### [Do this]
Return the lines that follow, exactly as they appear, from the first through the one containing "(640,-6) -- (624,8);"; no pictures are to be included.

### [Data section]
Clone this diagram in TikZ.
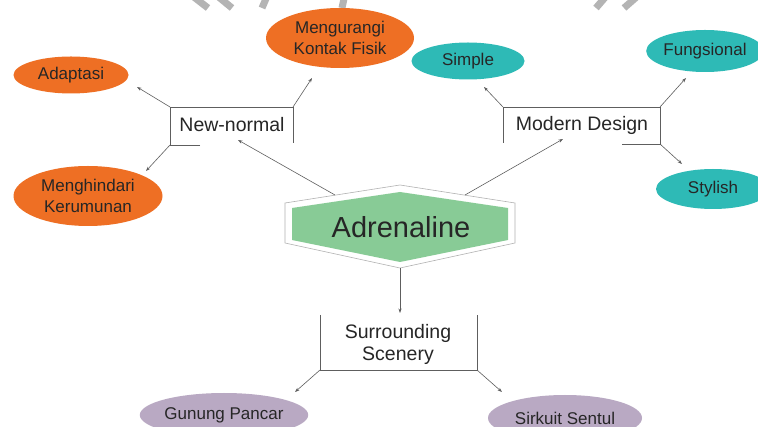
\documentclass[tikz,border=0pt]{standalone}
\usepackage{fontspec}
\setmainfont{Liberation Sans}
\usetikzlibrary{arrows.meta,shapes.geometric}
\definecolor{orgc}{HTML}{EE6F24}
\definecolor{tealc}{HTML}{2EBAB6}
\definecolor{lilc}{HTML}{B9A9C3}
\definecolor{grnc}{HTML}{88CB96}
\definecolor{txtc}{HTML}{262626}
\definecolor{lnc}{HTML}{5E5E5E}
\definecolor{wmc}{HTML}{B4B4B4}
\begin{document}
\begin{tikzpicture}[x=1pt,y=-1pt,
  bub/.style={ellipse, inner sep=0pt, text=txtc, font=\fontsize{17}{21}\selectfont, align=center},
  obub/.style={bub, fill=orgc},
  tbub/.style={bub, fill=tealc},
  lbub/.style={bub, fill=lilc},
  lab/.style={text=txtc, font=\fontsize{19.5}{22}\selectfont, align=center, inner sep=0pt},
  brk/.style={draw=lnc, line width=0.6pt},
  arr/.style={brk, -{Stealth[length=4.5pt,width=3.2pt]}},
  wm/.style={draw=wmc, line width=7pt}]
\useasboundingbox (0,0) rectangle (758,427);
\clip (0,0) rectangle (758,427);
\fill[white] (0,0) rectangle (758,427);

% watermark fragments at the top
\draw[wm] (190,-6) -- (208,8);
\draw[wm] (215,-6) -- (232,8);
\draw[wm] (268,-6) -- (262,8);
\draw[wm] (345,-6) -- (342,8);
\draw[wm] (608,-6) -- (596,8);
\draw[wm] (640,-6) -- (624,8);

% ellipses
\node[obub, minimum width=115pt, minimum height=37pt] (adapt) at (71,75) {Adaptasi};
\node[obub, minimum width=148pt, minimum height=60pt] (kontak) at (340,38) {Mengurangi\\Kontak Fisik};
\node[obub, minimum width=149pt, minimum height=60pt] (hindar) at (88,196) {Menghindari\\Kerumunan};
\node[tbub, minimum width=113pt, minimum height=37pt] (simple) at (468,61) {Simple};
\node[tbub, minimum width=116pt, minimum height=42pt] (fungs) at (705,51) {Fungsional};
\node[tbub, minimum width=114pt, minimum height=40pt] (styl) at (713,189) {Stylish};
\node[lbub, minimum width=150pt, minimum height=44pt] (gunung) at (224,415) {Gunung Pancar};
\node[lbub, minimum width=154pt, minimum height=46pt] (sirkuit) at (565,418) {Sirkuit Sentul};

% central hexagon
\draw[draw=gray!60, fill=white, line width=0.6pt] (285,203) -- (400,185) -- (515,203) -- (515,243) -- (400,268) -- (285,243) -- cycle;
\fill[grnc] (292,208) -- (400,192) -- (508,208) -- (508,240) -- (400,262) -- (292,240) -- cycle;
\node[text=txtc, font=\fontsize{29}{32}\selectfont, inner sep=0pt] (adr) at (401,227) {Adrenaline};
\coordinate (hexNW) at (335,195);
\coordinate (hexNE) at (465,195);
\coordinate (hexS) at (400,268);

% New-normal bracket
\node[lab] (nn) at (232,125) {New-normal};
\coordinate (nnTL) at (170,107);
\coordinate (nnTR) at (293,107);
\coordinate (nnBL) at (170,145);
\coordinate (nnBLe) at (200,145);
\coordinate (nnBR) at (293,143);
\coordinate (nnIn) at (238,140);
\draw[brk] (nnBLe) -- (nnBL) -- (nnTL) -- (nnTR) -- (nnBR);
\coordinate (tAdapt) at (137,87);
\coordinate (tKontak) at (312,78);
\coordinate (tHindar) at (146,171);
\draw[arr] (nnTL) -- (tAdapt);
\draw[arr] (nnTR) -- (tKontak);
\draw[arr] (nnBL) -- (tHindar);
\draw[arr] (hexNW) -- (nnIn);

% Modern Design bracket
\node[lab] (md) at (582,125) {Modern Design};
\coordinate (mdTL) at (503,107);
\coordinate (mdTR) at (660,107);
\coordinate (mdBL) at (503,143);
\coordinate (mdBR) at (660,144);
\coordinate (mdBRe) at (622,144);
\coordinate (mdIn) at (563,139);
\draw[brk] (mdBL) -- (mdTL) -- (mdTR) -- (mdBR) -- (mdBRe);
\coordinate (tSimple) at (484,87);
\coordinate (tFungs) at (686,78);
\coordinate (tStyl) at (682,164);
\draw[arr] (mdTL) -- (tSimple);
\draw[arr] (mdTR) -- (tFungs);
\draw[arr] (mdBR) -- (tStyl);
\draw[arr] (hexNE) -- (mdIn);

% Surrounding Scenery bracket
\node[lab] (ss) at (398,344) {Surrounding\\Scenery};
\coordinate (ssTL) at (320,315);
\coordinate (ssTR) at (477,315);
\coordinate (ssBL) at (320,370);
\coordinate (ssBR) at (477,370);
\coordinate (ssIn) at (400,313);
\draw[brk] (ssTL) -- (ssBL) -- (ssBR) -- (ssTR);
\coordinate (tGunung) at (295,392);
\coordinate (tSirkuit) at (502,392);
\draw[arr] (ssBL) -- (tGunung);
\draw[arr] (ssBR) -- (tSirkuit);
\draw[arr] (hexS) -- (ssIn);
\end{tikzpicture}
\end{document}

### [Result of the exercise]
Clone this diagram in TikZ.
\documentclass[tikz,border=0pt]{standalone}
\usepackage{fontspec}
\setmainfont{Liberation Sans}
\usetikzlibrary{arrows.meta,shapes.geometric}
\definecolor{orgc}{HTML}{EE6F24}
\definecolor{tealc}{HTML}{2EBAB6}
\definecolor{lilc}{HTML}{B9A9C3}
\definecolor{grnc}{HTML}{88CB96}
\definecolor{txtc}{HTML}{262626}
\definecolor{lnc}{HTML}{5E5E5E}
\definecolor{wmc}{HTML}{B4B4B4}
\begin{document}
\begin{tikzpicture}[x=1pt,y=-1pt,
  bub/.style={ellipse, inner sep=0pt, text=txtc, font=\fontsize{17}{21}\selectfont, align=center},
  obub/.style={bub, fill=orgc},
  tbub/.style={bub, fill=tealc},
  lbub/.style={bub, fill=lilc},
  lab/.style={text=txtc, font=\fontsize{19.5}{22}\selectfont, align=center, inner sep=0pt},
  brk/.style={draw=lnc, line width=0.6pt},
  arr/.style={brk, -{Stealth[length=4.5pt,width=3.2pt]}},
  wm/.style={draw=wmc, line width=7pt}]
\useasboundingbox (0,0) rectangle (758,427);
\clip (0,0) rectangle (758,427);
\fill[white] (0,0) rectangle (758,427);

% watermark fragments at the top
\draw[wm] (190,-6) -- (208,8);
\draw[wm] (215,-6) -- (232,8);
\draw[wm] (268,-6) -- (262,8);
\draw[wm] (345,-6) -- (342,8);
\draw[wm] (608,-6) -- (596,8);
\draw[wm] (640,-6) -- (624,8);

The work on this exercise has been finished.